Come on everyone....the OP didn't mean to take cars off the market or place a limit on height for basketball players. A valid point has been brought up.....take it seriously. At what point do we say fat is just fat and not an aspect of the game and player? I think the cardiac stress test is a good idea. But I hate to be a cynic BUT.....what good does it do to implement a test.....if there are plenty of football staff/doctors out there who will "bend" the test results to make it what is needed for the player to play. Sad....but oh sooooo true!
Come on everyone....the OP didn't mean to take cars off the market or place a limit on height for basketball players. A valid point has been brought up.....take it seriously. At what point do we say fat is just fat and not an aspect of the game and player? I think the cardiac stress test is a good idea. But I hate to be a cynic BUT.....what good does it do to implement a test.....if there are plenty of football staff/doctors out there who will "bend" the test results to make it what is needed for the player to play. Sad....but oh sooooo true!

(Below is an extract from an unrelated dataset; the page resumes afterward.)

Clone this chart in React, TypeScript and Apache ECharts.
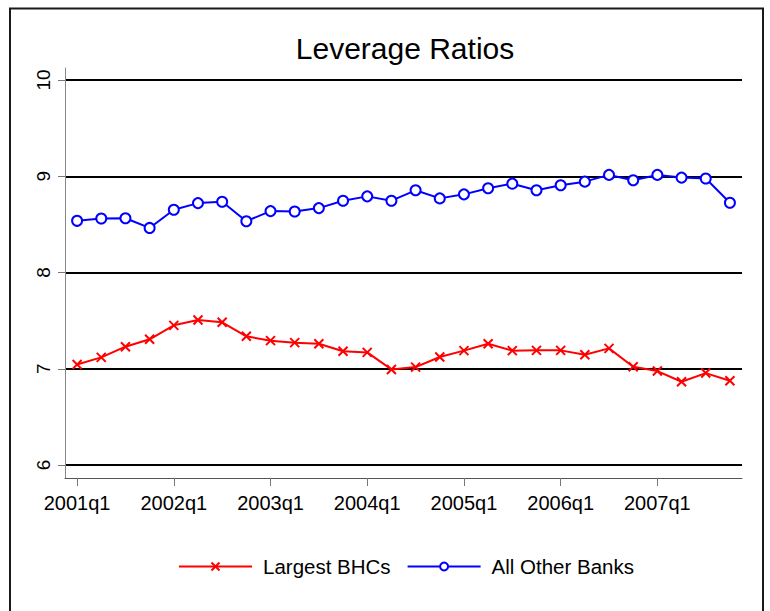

There are risks with just about any occupation. What about taxi drivers, mine workers etc. Nobody is forcing these people to play football. That being said, I think pitchers in baseball should throw underhand as to not hurt players with inside pitches.
I think pitchers in baseball should throw underhand as to not hurt players with inside pitches.
Then it wouldn't be baseball anymore. It'd be softball.
I agree with the rest of your post though. I'm not trying to down play these kid's deaths or make them sound unimportant, but when an average of 2 kids a year die playing football...well that's just not sufficient reason to start making wide sweeping changes.